Pour mettre cette collecte en perspective, la flotte Tesla parcourt en seulement 3,5 minutes l'équivalent de ce qu'un conducteur moyen parcourrait en 50 ans (environ 800 000 km). À ce jour, le système aurait accumulé plus de 5,79 milliards de kilomètres en mode FSD, dont 3,48 milliards pour la seule année 2024.
Ce volume de données réelles constitue un avantage compétitif majeur face aux approches conventionnelles basées sur des simulations ou des flottes de test limitées. La diversité des situations rencontrées nourrit constamment les algorithmes d'intelligence artificielle qui sous-tendent le système.
L'Europe face à la révolution autonome : prudence et rigueur
Le cadre réglementaire européen, connu pour sa rigueur, impose un processus d'homologation strict avant toute mise sur le marché. Cette divergence avec l'approche américaine explique pourquoi les Tesla européennes ne peuvent pas encore activer légalement cette fonctionnalité, même si elles disposent du matériel nécessaire.
La démonstration parisienne vise justement à accélérer ce processus d'acceptation en prouvant l'efficacité du système dans l'un des environnements urbains les plus complexes d'Europe. Négocier le rond-point de l'Arc de Triomphe représente un défi technique considérable que Tesla semble vouloir relever pour convaincre les autorités européennes.
En France, l'utilisation d'un système autonome non homologué sur la voie publique reste illégale. La démonstration de Tesla s'est donc probablement déroulée sous couvert d'autorisations spéciales ou dans une zone délimitée, même si cela n'a pas été précisé dans la communication officielle.
Du FSD au Cybercab : l'ambition sans limite de Tesla
L'ambition de Tesla ne s'arrête pas au FSD. Le constructeur a annoncé son intention de commercialiser d'ici 2027 le Cybercab, un véhicule de transport entièrement autonome dépourvu de volant. Cette annonce audacieuse présuppose que Tesla parviendra d'ici là à faire homologuer son système au niveau 5 d'autonomie, déchargeant complètement le conducteur de toute responsabilité.
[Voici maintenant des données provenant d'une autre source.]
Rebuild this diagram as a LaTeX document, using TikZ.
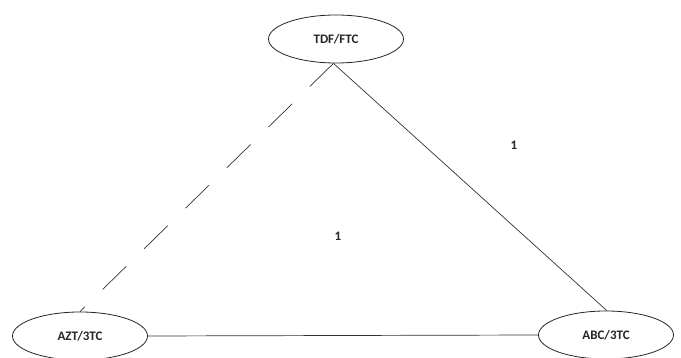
\documentclass[tikz,border=0pt]{standalone}
\usepackage{fontspec}
\setmainfont{Carlito}
\usetikzlibrary{shapes.geometric}
\begin{document}
\begin{tikzpicture}[x=1pt,y=-1pt,
  drug/.style={ellipse,draw=black!85,line width=0.8pt,minimum width=135pt,minimum height=48pt,inner sep=0pt,font=\fontsize{13}{15}\selectfont\bfseries,text=black!85},
  link/.style={draw=black!80,line width=0.7pt},
  weight/.style={font=\fontsize{13}{15}\selectfont\bfseries,text=black!85}]
\useasboundingbox (0,0) rectangle (681,358);
\fill[white] (0,0) rectangle (681,358);
\node[drug] (tdf) at (336,39) {TDF/FTC};
\node[drug] (azt) at (80,336) {AZT/3TC};
\node[drug] (abc) at (606,335) {ABC/3TC};
\draw[link,dash pattern=on 33pt off 25pt] (tdf.-96) -- (azt.north);
\draw[link] (tdf.-96) -- (abc.88);
\draw[link] (azt.east) -- (abc.west);
\node[weight] (w1) at (514,145) {1};
\node[weight] (w2) at (338,236) {1};
\end{tikzpicture}
\end{document}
L'historique des promesses d'Elon Musk invite cependant à la prudence. Le PDG de Tesla est connu pour ses calendriers optimistes régulièrement révisés. Si la technologie progresse indéniablement, le chemin vers l'homologation définitive reste incertain, particulièrement en Europe où les exigences de sécurité pourraient nécessiter des adaptations spécifiques.
La capacité de Tesla à convaincre les législateurs européens reposera non seulement sur les performances techniques de son système, mais aussi sur sa transparence concernant ses limitations et sa sécurité statistique par rapport à la conduite humaine.
Entre innovation technologique et adaptation réglementaire
La démonstration parisienne illustre parfaitement la tension entre innovation technologique et cadre légal. Si techniquement, les véhicules semblent de plus en plus capables de naviguer de façon autonome dans des environnements complexes, les cadres juridiques évoluent plus lentement, créant un décalage qui freine le déploiement à grande échelle.
Le test parisien marque une étape symbolique importante tout en restant confronté aux réalités réglementaires européennes. Pour l'instant, même si une Tesla peut techniquement naviguer seule autour de l'Arc de Triomphe, elle ne peut le faire légalement qu'avec un humain vigilant, prêt à reprendre le contrôle à tout moment.